FEM is delighted to confirm that Claire Springthorpe, International Assignment Services Manager, at Capgemini will be joining us on our 'Sharing Policy Best Practice - Meeting Productivity and Cost Initiatives' keynote panel at the FEM Sydney Global Mobility Conference 2017 on 27 June.
Claire kindly took some time to answer some of our most pressing questions...
FEM: How long have you been involved in the Global Mobility sector?
CS: I have been working in the Global Mobility sector for over 16 years. I have a real passion for Mobility and can honestly say there is always something new to learn.
FEM: What changes have you seen in that time?
CS: The accessibility of opportunities to work overseas has changed from being an ambition for an employee to an expectation. The Global Mobility function is increasingly becoming a strategic partner to an organisation in meeting its objectives and talent agenda. As a deeply multicultural, global organisation, Capgemini has an expectation that our senior leaders have overseas work experience and the mobility function has a key role to play in achieving that objective. Graduates and new hires also have an expectation that if they join a global company they will have the opportunity to work within that organisation overseas. This is all happening while the freedom of movement between countries is increasingly being restricted which creates interesting challenges for those working in Global Mobility in managing expectations of the individual and the organisation. Global Mobility now has to become an enabler and strategic partner to an organisation to be effective.
FEM: What do you think are the 3 greatest challenges facing Global Mobility professionals today?
- The geopolitical environment is a key change in recent years that has resulted in countries protecting their local workforces and reflecting that in changes in their immigration policy and legislation. There are valid reasons and concerns for the introduction of these changes but it does mean that Global Mobility professionals have to be more aware of world issues and the impact that may have on their organisation.
- Cost management is still very much on the mobility agenda and having the ability to be able to demonstrate the value the function brings to an organisation in meeting its objectives.
- Lastly an old favourite - How can we get an employee from A to B faster?! With the pace of change in our world managing expectations as to how long it will take to obtain a visa still comes as a surprise to many!

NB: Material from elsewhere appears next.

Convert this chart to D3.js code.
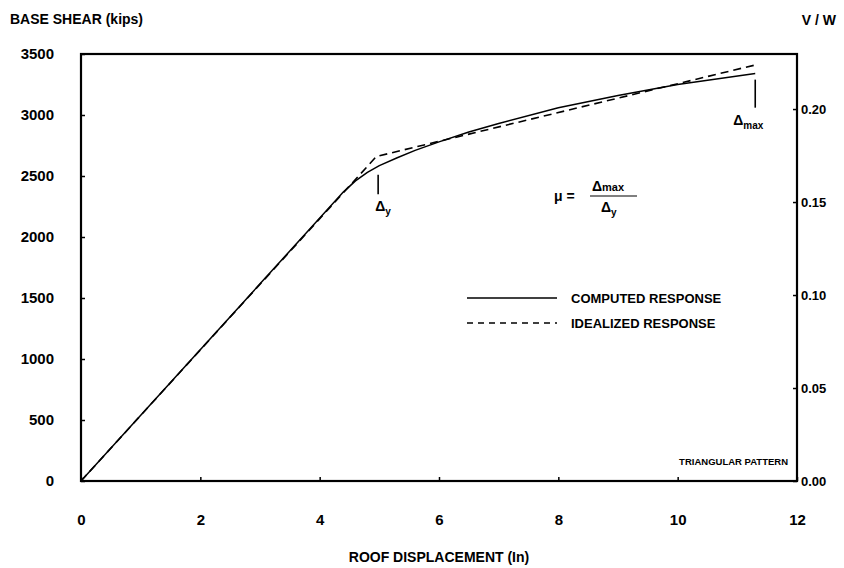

FEM: Why do you think 'Sharing Policy Best Practice – Meeting productivity and cost initiatives' is such a challenge for Global Mobility and why is it important that the audience understand more about the debate?
CS: This is an interesting question. I view the term ‘Best practice’ as not necessarily what is ‘best’ for a company but rather sharing knowledge and information. What has worked, how was the policy implemented, what benefit does the company and the employee gain from that policy. A clear, well thought out Global Mobility policy can provide a good outcome for both the business from a cost perspective as well as meeting the employees requirements. Global Mobility teams have the challenge of striking the balance between looking after the employee but also getting the best value for the business. At Capgemini we have a very agile workforce, our employees are at the centre of what we do and our policies need to be able to facilitate the movement of employees from both the people aspect as well as the business requirement to maintain a level of cost control, fairness and structure. Policies are also part of an organisation’s retention and attraction piece so it is important for Global Mobility teams to keep up to date with what other organisations are doing and what will make an impact to their organisation.
FEM: What is the one message you hope delegates take away from your session?
CS: Once the delegate has gone through the day digesting the other sessions on what will be happening in the future I would like them to come away with some practical examples including putting policies into practice whilst meeting the expectations of the individual and the organisation and all on a more cost conscious budget.
FEM: Who would you recommend attend your session?
CS: Everyone of course! There is a good cross-section of industries on the panel that will be providing what has worked for their companies and at different stages of implementation, so there should be a useful key take away for the delegates attending the session.
FEM: Which particular session are you most interested to attend?
CS: There are some interesting sessions throughout the day but the one I am interested in particular is ‘Exploring the Future Workplace and its implications for the mobility function’. With the pace of change, who knows what the Mobility function will look like in 5 – 10 years. It will be interesting to hear how the panel work through this topic.
Claire Springthorpe is the International Mobility Advisor for Capgemini Australia. Capgemini globally, is one of the world’s foremost providers of consulting, technology and outsourcing services, covering over 40 countries with 180,000+ employees worldwide. Claire’s role is to manage the mobility function for Australia and New Zealand and provide support for the APAC region. Claire works closely with key stakeholders of the business to drive the Group mobility agenda and local mobility initiatives. Claire is originally from the UK but has lived in Australia for the past 15 years and has a professional services background with experience in mobility and expatriate tax.